El hecho estético es complejísimo, tan complejo como el hombre mismo. Las discusiones se alargan inconmensurablemente.
Hay las apreciaciones inocentes, las académicas y elaboradas. Ante ellas subyace el primer contacto con la cosa. Cuántas veces escuchamos una canción en una lengua que no comprendemos y, sin embargo, nos va llevando, nos va provocando sensaciones a pesar de lo incomprensible de su superficie. Gana, por encima de nuestra percepción intelectual, la percepción en sí misma. Después vendrán los discursos, las construcciones intelectuales. El golpe de la impresión primera es el inicio de todo. A partir de ahí dirigimos la comprensión estética hacia conceptos específicos. Cuando un niño busca a su madre, busca la saciedad de algo que no sabe que es hambre, el cobijo de unos brazos para dejar de sentir algo que no sabe que es frío, la comodidad de dormir que no sabe que es sueño. Amor le llamaremos nosotros, él mismo después por aprehensión. La concepción del hecho será a posteriori del hecho en sí. El encuentro con lo artístico es lo mismo.

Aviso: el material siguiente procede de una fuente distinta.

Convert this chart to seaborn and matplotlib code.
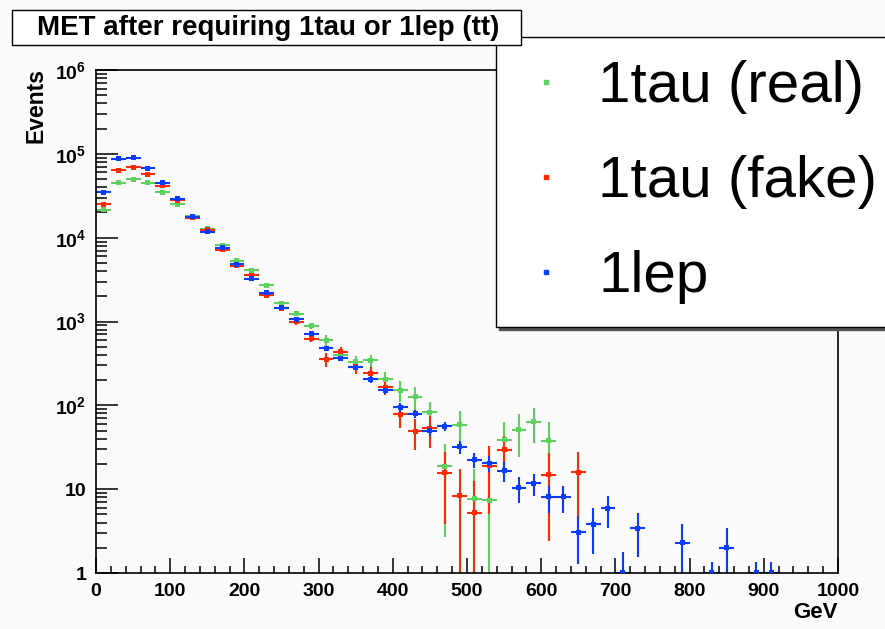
import numpy as np
import pandas as pd
import matplotlib
matplotlib.use('Agg')
import matplotlib.pyplot as plt
from matplotlib.lines import Line2D
from matplotlib.patches import Rectangle
from matplotlib.ticker import FixedLocator, MultipleLocator, NullFormatter
import seaborn as sns

# MET spectrum, 20 GeV bins (bin centres in GeV)
real_met = [10, 30, 50, 70, 90, 110, 130, 150, 170, 190, 210, 230, 250, 270, 290,
            310, 330, 350, 370, 390, 410, 430, 450, 470, 490, 510, 530, 550, 570, 590, 610]
real_evt = [21500, 45000, 50000, 45000, 34600, 25000, 18000, 12800, 8100, 5300, 4100, 2700,
            1660, 1245, 895, 600, 400, 330, 345, 204, 151, 126, 83, 18.7, 59, 7.7, 7.4,
            39, 51, 64, 38]
real_err = [400, 600, 650, 600, 500, 400, 330, 270, 210, 170, 150, 120, 90, 80, 70,
            95, 60, 55, 55, 48, 42, 40, 28, 16, 26, 9.5, 9, 24, 27, 28, 26]

fake_met = [10, 30, 50, 70, 90, 110, 130, 150, 170, 190, 210, 230, 250, 270, 290,
            310, 330, 350, 370, 390, 410, 430, 450, 470, 490, 510, 530, 550, 610, 650]
fake_evt = [25000, 64000, 69000, 57000, 41500, 27800, 17300, 12400, 7200, 4650, 3550, 2050,
            1430, 1000, 625, 355, 435, 290, 240, 165, 78, 49, 53, 15.8, 8.3, 5.25, 19,
            29.5, 14.8, 15.9]
fake_err = [450, 700, 750, 650, 550, 450, 350, 300, 230, 180, 160, 120, 100, 80, 60,
            65, 60, 55, 45, 33, 25, 20, 22, 12, 9.3, 7.4, 14, 13, 12.4, 12]

lep_met = [10, 30, 50, 70, 90, 110, 130, 150, 170, 190, 210, 230, 250, 270, 290,
           310, 330, 350, 370, 390, 410, 430, 450, 470, 490, 510, 530, 550, 570, 590,
           610, 630, 650, 670, 690, 710, 730, 790, 830, 850, 890, 910]
lep_evt = [34600, 87000, 90000, 67600, 45000, 29000, 17800, 11700, 7600, 4800, 3250, 2200,
           1450, 1070, 715, 478, 363, 285, 204, 151, 95, 79, 50, 56, 32, 22.4, 20.4,
           16.6, 10.4, 11.8, 8.1, 8.1, 3.05, 3.8, 5.9, 1.0, 3.4, 2.3, 1.0, 2.0, 1.0, 1.0]
lep_err = [250, 400, 400, 350, 280, 230, 180, 140, 110, 90, 70, 60, 45, 40, 32,
           26, 22, 20, 17, 15, 12, 9, 7, 6.5, 5.7, 4.6, 4.5, 4.4, 3.5, 3.5,
           2.9, 2.9, 1.76, 2.1, 2.5, 0.8, 1.85, 1.5, 0.35, 1.41, 0.35, 0.35]

labels = ['1tau (real)', '1tau (fake)', '1lep']
colors = ['#5fcf5f', '#ff2a00', '#0a3cff']
bin_half = 10

y_ticks = [1, 10, 100, 1e3, 1e4, 1e5, 1e6]
y_labels = ['1', '10', '$10^{2}$', '$10^{3}$', '$10^{4}$', '$10^{5}$', '$10^{6}$']

sns.set_style('ticks')
plt.rcParams['font.family'] = ['Liberation Sans', 'DejaVu Sans']
plt.rcParams['mathtext.fontset'] = 'custom'
plt.rcParams['mathtext.rm'] = 'Liberation Sans:bold'
plt.rcParams['mathtext.it'] = 'Liberation Sans:bold'
plt.rcParams['mathtext.bf'] = 'Liberation Sans:bold'
plt.rcParams['mathtext.default'] = 'rm'
plt.rcParams['text.color'] = 'black'
plt.rcParams['xtick.color'] = 'black'
plt.rcParams['ytick.color'] = 'black'
plt.rcParams['xtick.labelcolor'] = 'black'
plt.rcParams['ytick.labelcolor'] = 'black'

bg = '#fafafa'
W, H = 885, 629
fig = plt.figure(figsize=(W / 100, H / 100), dpi=100, facecolor=bg)
ax = fig.add_axes([96 / W, 1 - 573 / H, (838 - 96) / W, (573 - 70) / H])
ax.set_facecolor(bg)

series = [(real_met, real_evt, real_err), (fake_met, fake_evt, fake_err), (lep_met, lep_evt, lep_err)]
for (x, y, e), lab, c in zip(series, labels, colors):
    df = pd.DataFrame({'met': x, 'events': y, 'err': e})
    ax.errorbar(df['met'], df['events'], xerr=bin_half, yerr=df['err'], fmt='none',
                ecolor=c, elinewidth=1.5, capsize=0, zorder=2)
    sns.scatterplot(data=df, x='met', y='events', color=c, marker='s', s=13,
                    edgecolor='none', linewidth=0, ax=ax, legend=False, zorder=3)

ax.set_yscale('log', nonpositive='clip')
ax.set_xlim(0, 1000)
ax.set_ylim(1, 1e6)
ax.set_xlabel('')
ax.set_ylabel('')

ax.set_yticks(y_ticks)
ax.set_yticklabels(y_labels)
ax.yaxis.set_minor_locator(FixedLocator([m * 10 ** d for d in range(6) for m in range(2, 10)]))
ax.yaxis.set_minor_formatter(NullFormatter())
ax.xaxis.set_major_locator(MultipleLocator(100))
ax.xaxis.set_minor_locator(MultipleLocator(20))

ax.tick_params(axis='y', which='major', direction='in', length=16, width=1.1, pad=7,
               labelsize=14, right=False)
ax.tick_params(axis='y', which='minor', direction='in', length=8, width=1.1, right=False)
ax.tick_params(axis='x', which='major', direction='in', length=11, width=1.1, pad=7,
               labelsize=14, top=False)
ax.tick_params(axis='x', which='minor', direction='in', length=5, width=1.1, top=False)
for t in ax.get_xticklabels() + ax.get_yticklabels():
    t.set_fontweight('bold')
for s in ax.spines.values():
    s.set_visible(True)
    s.set_color('black')
    s.set_linewidth(1.2)

fig.text(838 / W, 1 - 612 / H, 'GeV', ha='right', va='center', fontsize=16, fontweight='bold')
fig.text(36 / W, 1 - 68 / H, 'Events', ha='center', va='top', rotation=90,
         fontsize=16.5, fontweight='bold')

# legend
handles = [Line2D([], [], linestyle='none', marker='s', markersize=3.5, color=c) for c in colors]
leg = ax.legend(handles, labels, loc='upper left', bbox_to_anchor=(496 / W, 1 - 37 / H),
                bbox_transform=fig.transFigure, fontsize=42, frameon=True, fancybox=False,
                framealpha=1, facecolor='white', edgecolor='black', borderpad=0.4,
                labelspacing=0.7, handlelength=0.9, handletextpad=0.45,
                borderaxespad=0, shadow={'color': '#555555', 'alpha': 1})
leg.get_frame().set_linewidth(1.0)
leg.set_zorder(10)
for t in leg.get_texts():
    t.set_color('black')

# title box
fig.add_artist(Rectangle((12 / W, 1 - 45 / H), (521 - 12) / W, 35 / H,
                         transform=fig.transFigure, facecolor='white', edgecolor='black',
                         linewidth=1.0, zorder=20))
fig.text(268 / W, 1 - 28 / H, 'MET after requiring 1tau or 1lep (tt)', ha='center',
         va='center', fontsize=20, fontweight='bold', zorder=21)

fig.savefig('out.png', dpi=100, facecolor=bg)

Primero el hombre ante la cosa, la revelación sensible, luego el hombre tratando de entenderla. Cuando esta comprensión de lo estético coincide en su sustancia con la comprensión de otros, el fenómeno artístico tiende a lo universal, aunque nunca lo alcanza. Y si el hecho estético como tal no alcanza la universalidad, menos lo hace la crítica, que se acota a percepciones personales, suma de juicios y prejuicios, de inocencias o excesos conceptuales, de toda la carga cultural de aquél que critica.
No obstante, estamos aquí, tratando de interpretar el mundo a través de sus cosas.